What I mean by that, there are certain people who will look to reject Trump
and Biden just happened to trend over the trend line of not a good rejection.
and the fact that she's breathing and active gives her the ability for them to reembrace their rejection of Trump
versus true enthusiasm for her, for whatever reason.
And that's why I asked you about her race.
Could that generate enthusiasm?
Maybe it says you point out because she's a woman.
I don't think the fact that she's Indian American does a lot, generates a ton of enthusiasm among much of a voter base.
beyond perhaps Indian Americans.
Not as a negative or a positive,
just not an effect on how people turn out to vote.

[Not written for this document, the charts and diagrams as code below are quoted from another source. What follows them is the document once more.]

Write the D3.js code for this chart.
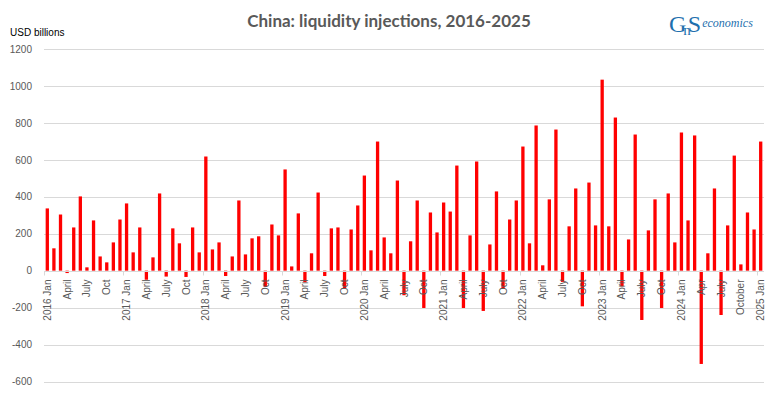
<!DOCTYPE html>
<html>
<head>
  <meta charset="utf-8">
  <title>China: liquidity injections, 2016-2025</title>
  <script src="https://cdn.jsdelivr.net/npm/d3@7"></script>
  <style>
    body { margin:0; background:#fff; }
    text { font-family: 'Liberation Sans', Arial, sans-serif; }
    .grid-line { stroke:#d9d9d9; stroke-width:1; }
    .tick-label { fill:#595959; font-size:10px; }
    .bar { fill:#ff0000; }
  </style>
</head>
<body>
<script>
  // monthly liquidity injections, USD billions, Jan 2016 .. Jan 2025
  var values = [
    337, 121, 304, -13, 234, 402, 18, 272, 77, 45, 153, 277,      // 2016
    364, 99, 234, -49, 72, 418, -32, 229, 148, -34, 234, 99,      // 2017
    618, 115, 153, -29, 77, 380, 88, 175, 186, -88, 250, 191,     // 2018
    548, 23, 310, -63, 94, 423, -29, 229, 234, -94, 223, 353,     // 2019
    515, 110, 699, 180, 94, 488, -133, 159, 380, -202, 315, 207,  // 2020
    369, 320, 569, -202, 191, 591, -218, 142, 429, -99, 277, 380, // 2021
    672, 148, 786, 29, 386, 764, -61, 240, 445, -193, 477, 245,   // 2022
    1034, 240, 829, -85, 169, 737, -267, 218, 386, -202, 418, 153,// 2023
    748, 272, 732, -505, 94, 445, -240, 245, 623, 34, 315, 223,   // 2024
    699                                                           // 2025
  ];

  var years = [2016, 2017, 2018, 2019, 2020, 2021, 2022, 2023, 2024, 2025];

  // category labels, one every three months
  var tickLabels = [
    "2016 Jan", "April", "July", "Oct",
    "2017 Jan", "April", "July", "Oct",
    "2018 Jan", "April", "July", "Oct",
    "2019 Jan", "April", "July", "Oct",
    "2020 Jan", "April", "July", "Oct",
    "2021 Jan", "April", "July", "Oct",
    "2022 Jan", "April", "July", "Oct",
    "2023 Jan", "April", "July", "Oct",
    "2024 Jan", "Apr", "July", "October",
    "2025 Jan"
  ];

  var yTicks = [-600, -400, -200, 0, 200, 400, 600, 800, 1000, 1200];

  var W = 778, H = 396;
  var plot = {left: 44, right: 764, top: 49, bottom: 381.5};

  var svg = d3.select("body").append("svg")
    .attr("width", W)
    .attr("height", H);

  var x = d3.scaleBand()
    .domain(d3.range(values.length))
    .range([plot.left, plot.right])
    .paddingInner(0.5)
    .paddingOuter(0.25);

  var y = d3.scaleLinear()
    .domain([-600, 1200])
    .range([plot.bottom, plot.top]);

  // gridlines
  svg.append("g").selectAll("line")
    .data(yTicks)
    .enter().append("line")
      .attr("class", "grid-line")
      .attr("x1", plot.left)
      .attr("x2", plot.right)
      .attr("y1", d => Math.round(y(d)) + 0.5)
      .attr("y2", d => Math.round(y(d)) + 0.5);

  // y axis labels
  var yAxis = d3.axisLeft(y)
    .tickValues(yTicks)
    .tickFormat(d => String(d))
    .tickSize(0)
    .tickPadding(0);
  var yG = svg.append("g")
    .attr("transform", "translate(32,0)")
    .call(yAxis);
  yG.select(".domain").remove();
  yG.selectAll("text")
    .attr("class", "tick-label")
    .attr("fill", null)
    .style("font-family", "'Liberation Sans', Arial, sans-serif");

  // bars
  svg.append("g").selectAll("rect")
    .data(values)
    .enter().append("rect")
      .attr("class", "bar")
      .attr("x", (d, i) => x(i))
      .attr("width", x.bandwidth())
      .attr("y", d => y(Math.max(0, d)))
      .attr("height", d => Math.abs(y(d) - y(0)));

  // zero line + year ticks
  var y0 = Math.round(y(0)) + 0.5;
  svg.append("line")
    .attr("x1", plot.left).attr("x2", plot.right)
    .attr("y1", y0).attr("y2", y0)
    .attr("stroke", "#d9d9d9");

  var step = x.step();
  svg.append("g").selectAll("line")
    .data(years)
    .enter().append("line")
      .attr("x1", (d, i) => Math.round(plot.left + i * 12 * step) + 0.5)
      .attr("x2", (d, i) => Math.round(plot.left + i * 12 * step) + 0.5)
      .attr("y1", y0)
      .attr("y2", y0 + 4)
      .attr("stroke", "#d9d9d9");

  // category labels (rotated)
  svg.append("g").selectAll("text")
    .data(tickLabels)
    .enter().append("text")
      .attr("class", "tick-label")
      .attr("text-anchor", "end")
      .attr("transform", (d, i) => {
        var cx = x(i * 3) + x.bandwidth() / 2;
        return "translate(" + (cx + 3.5) + "," + (y0 + 8) + ") rotate(-90)";
      })
      .text(d => d);

  // title
  svg.append("text")
    .attr("x", 389)
    .attr("y", 27)
    .attr("text-anchor", "middle")
    .style("font-family", "Lato, 'Open Sans', sans-serif")
    .style("font-weight", 700)
    .style("font-size", "17px")
    .style("fill", "#595959")
    .text("China: liquidity injections, 2016-2025");

  svg.append("text")
    .attr("x", 10)
    .attr("y", 36)
    .style("font-size", "10px")
    .style("fill", "#000")
    .text("USD billions");

  // logo
  var logo = svg.append("text")
    .attr("x", 669).attr("y", 32)
    .attr("fill", "#1f70ae")
    .style("font-family", "'Liberation Serif', serif");
  logo.append("tspan").style("font-size", "24px").text("G");
  logo.append("tspan").attr("dx", -3).attr("dy", 3).style("font-size", "15px").text("n");
  logo.append("tspan").attr("dx", -3).attr("dy", -3).style("font-size", "24px").text("S");
  logo.append("tspan").attr("dx", 1).attr("dy", -5)
    .style("font-style", "italic").style("font-size", "12px").text("economics");
</script>
</body>
</html>
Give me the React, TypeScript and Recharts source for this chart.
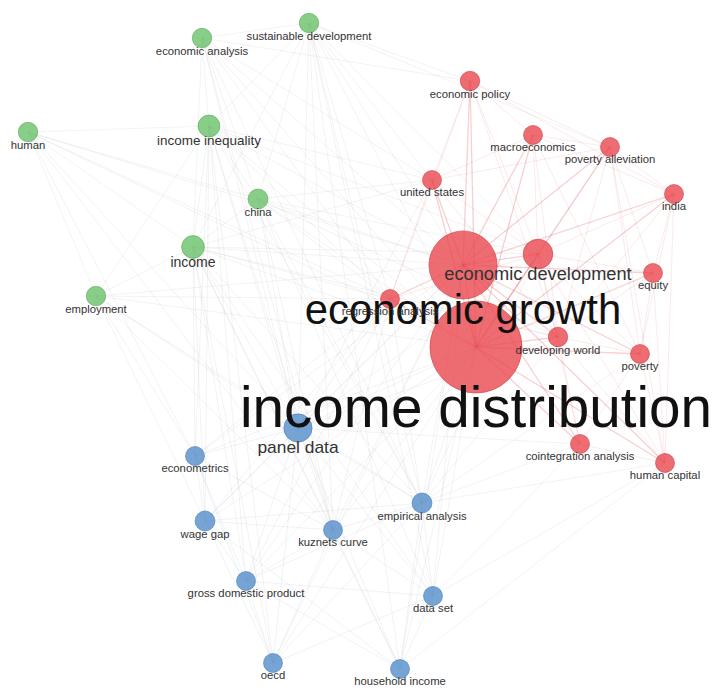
import React from 'react';
import { ScatterChart, Scatter, XAxis, YAxis, ZAxis } from 'recharts';

const labels = [
  'sustainable development', 'economic analysis', 'human', 'income inequality', 'china', 'income', 'employment',
  'economic policy', 'macroeconomics', 'poverty alleviation', 'united states', 'india', 'economic growth',
  'economic development', 'equity', 'regression analysis', 'developing world', 'poverty', 'income distribution',
  'cointegration analysis', 'human capital',
  'panel data', 'econometrics', 'empirical analysis', 'wage gap', 'kuznets curve', 'gross domestic product',
  'data set', 'oecd', 'household income',
];
const xs = [309, 202, 28, 209, 258, 193, 96, 470, 533, 610, 432, 674, 463, 538, 653, 390, 558, 640, 476, 580, 665, 298, 195, 422, 205, 333, 246, 433, 273, 400];
const ys = [23, 38, 132, 126, 199, 247, 296, 81, 135, 147, 180, 194, 265, 254, 273, 299, 337, 354, 347, 444, 463, 428, 456, 503, 521, 530, 581, 596, 663, 669];
const weights = [9.5, 9.5, 9.5, 12, 10, 13, 9.5, 9.5, 9, 9, 9, 9, 116, 22, 9, 9, 9.5, 9, 212, 9, 9, 20, 9, 10, 10, 9, 9, 9, 9, 9];
const clusters = [0, 0, 0, 0, 0, 0, 0, 1, 1, 1, 1, 1, 1, 1, 1, 1, 1, 1, 1, 1, 1, 2, 2, 2, 2, 2, 2, 2, 2, 2];

const edges: [number, number][] = [
  // income distribution links
  [18, 0], [18, 1], [18, 2], [18, 3], [18, 4], [18, 5], [18, 6], [18, 7], [18, 8], [18, 9], [18, 10], [18, 11], [18, 12],
  [18, 13], [18, 14], [18, 15], [18, 16], [18, 17], [18, 19], [18, 20], [18, 21], [18, 22], [18, 23], [18, 24], [18, 25],
  [18, 26], [18, 27], [18, 28], [18, 29],
  // economic growth links
  [12, 0], [12, 1], [12, 2], [12, 3], [12, 4], [12, 5], [12, 6], [12, 7], [12, 8], [12, 9], [12, 10], [12, 11], [12, 13],
  [12, 14], [12, 15], [12, 16], [12, 17], [12, 19], [12, 20], [12, 21], [12, 22], [12, 23], [12, 24], [12, 25], [12, 26],
  [12, 27], [12, 28], [12, 29],
  // green cluster
  [0, 1], [0, 3], [0, 4], [0, 5], [0, 7], [0, 9], [0, 10], [0, 15], [0, 21], [0, 23], [0, 25], [0, 27], [0, 29], [0, 13],
  [1, 3], [1, 4], [1, 5], [1, 7], [1, 10], [1, 15], [1, 21], [1, 23], [1, 25],
  [2, 3], [2, 4], [2, 5], [2, 6], [2, 21], [2, 22], [2, 25], [2, 15],
  [3, 4], [3, 5], [3, 6], [3, 10], [3, 15], [3, 21], [3, 22], [3, 23], [3, 24], [3, 25], [3, 26], [3, 28], [3, 13],
  [4, 5], [4, 10], [4, 15], [4, 16], [4, 21], [4, 23], [4, 25], [4, 13], [4, 27],
  [5, 6], [5, 10], [5, 15], [5, 16], [5, 21], [5, 22], [5, 23], [5, 24], [5, 25], [5, 26], [5, 27], [5, 28], [5, 29], [5, 13],
  [6, 21], [6, 22], [6, 24], [6, 15], [6, 23], [6, 25],
  // red cluster
  [7, 8], [7, 9], [7, 10], [7, 13], [7, 15], [7, 16], [7, 11],
  [8, 9], [8, 13], [8, 16], [8, 11], [8, 17], [8, 10],
  [9, 11], [9, 13], [9, 14], [9, 16], [9, 17], [9, 20], [9, 10],
  [10, 13], [10, 15], [10, 16], [10, 21],
  [11, 13], [11, 14], [11, 16], [11, 17], [11, 20],
  [13, 14], [13, 15], [13, 16], [13, 17], [13, 19], [13, 20], [13, 21], [13, 23],
  [14, 16], [14, 17], [14, 20],
  [15, 16], [15, 21], [15, 22], [15, 23], [15, 24], [15, 25], [15, 26],
  [16, 17], [16, 19], [16, 20], [16, 21], [16, 23],
  [17, 19], [17, 20], [17, 23],
  [19, 20], [19, 21], [19, 23], [19, 27],
  [20, 27], [20, 29], [20, 23],
  // blue cluster
  [21, 22], [21, 23], [21, 24], [21, 25], [21, 26], [21, 27], [21, 28], [21, 29],
  [22, 24], [22, 25], [22, 26], [22, 28],
  [23, 24], [23, 25], [23, 26], [23, 27], [23, 28], [23, 29],
  [24, 25], [24, 26], [24, 28], [24, 29],
  [25, 26], [25, 27], [25, 28], [25, 29],
  [26, 28], [26, 29], [26, 27],
  [27, 29], [27, 28],
];

const nodes = labels.map((name, i) => ({ name, x: xs[i], y: ys[i], w: weights[i], c: clusters[i] }));

const FILL = ['#66c066', '#e9444c', '#4f8bc8'];
const STROKE = ['#4fa54f', '#c9343b', '#3f78b3'];
const EDGE = ['#8fbf8f', '#e0585e', '#8fa9c6'];

const radiusOf = (props: any) => {
  if (props.width) return props.width / 2;
  return Math.sqrt((props.size || 0) / Math.PI);
};
const fontOf = (r: number) => (r < 10.5 ? 11.3 : 1.23 * r);

const NodeShape = (props: any) => {
  const { cx, cy, payload } = props;
  const r = radiusOf(props);
  return (
    <circle cx={cx} cy={cy} r={r} fill={FILL[payload.c]} fillOpacity={0.78} stroke={STROKE[payload.c]} strokeOpacity={0.55} strokeWidth={1} />
  );
};

const LabelShape = (props: any) => {
  const { cx, cy, payload } = props;
  const r = radiusOf(props);
  const f = fontOf(r);
  return (
    <text x={cx} y={cy + r + 0.6 * f} textAnchor="middle" fontSize={f} fontFamily="'Liberation Sans', Arial, sans-serif" fill={f > 30 ? '#111' : '#333'}>
      {payload.name}
    </text>
  );
};

const Empty = () => <g />;

export default function App() {
  return (
    <div style={{ position: 'absolute', left: 0, top: 0, background: '#fff' }}>
      <ScatterChart width={716} height={690} margin={{ top: 0, right: 0, bottom: 0, left: 0 }}>
        <XAxis type="number" dataKey="x" domain={[0, 716]} hide />
        <YAxis type="number" dataKey="y" domain={[0, 690]} reversed hide />
        <ZAxis type="number" dataKey="w" domain={[0, 220]} range={[0, 6908]} />
        {edges.map(([a, b], i) => {
          const sameRed = clusters[a] === 1 && clusters[b] === 1;
          const same = clusters[a] === clusters[b];
          const hub = a === 12 || a === 18 || b === 12 || b === 18;
          const stroke = sameRed ? EDGE[1] : same ? EDGE[clusters[a]] : '#a8a8a8';
          const op = sameRed ? (hub ? 0.28 : 0.16) : 0.18;
          const sw = sameRed && hub ? 1.3 : 0.8;
          return (
            <Scatter
              key={'e' + i}
              data={[nodes[a], nodes[b]]}
              line={{ stroke, strokeWidth: sw, strokeOpacity: op }}
              shape={Empty}
              isAnimationActive={false}
            />
          );
        })}
        <Scatter data={nodes} shape={NodeShape} isAnimationActive={false} />
        <Scatter data={nodes} shape={LabelShape} isAnimationActive={false} />
      </ScatterChart>
    </div>
  );
}
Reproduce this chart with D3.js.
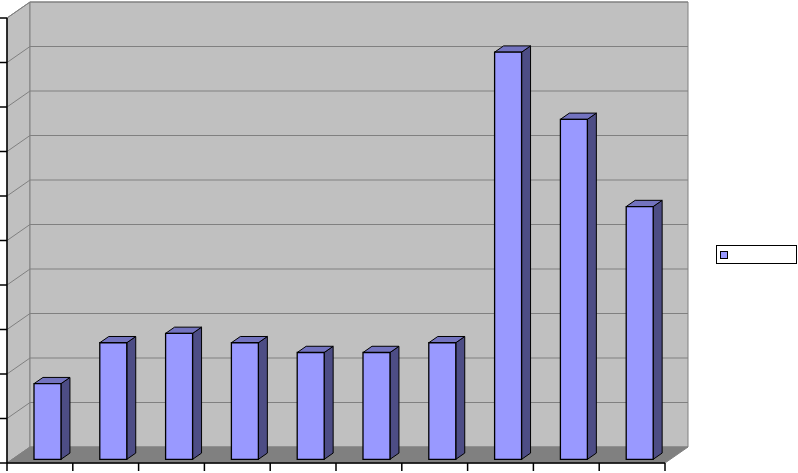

But I'm still just wondering if it's not just,
it's all because she's just not Joe Biden.
That's it.
It's all she had to be.
And if she's not Joe Biden,
it could have been anybody.
It could have been anybody that replaced him,
and they would have seen the same bounce against Donald Trump.
Yeah, I truly believe that.
You know, she, I remember four years ago when she was running, she was one of the least popular Democrats who were running.
And what's so funny about politics is that everything is so short term.
No one has a long-term memory to remember how she was basically out, I believe, before any of the primaries that kicked off, got, she was seen as one of the most unfavorable vice presidents, not very popular overall.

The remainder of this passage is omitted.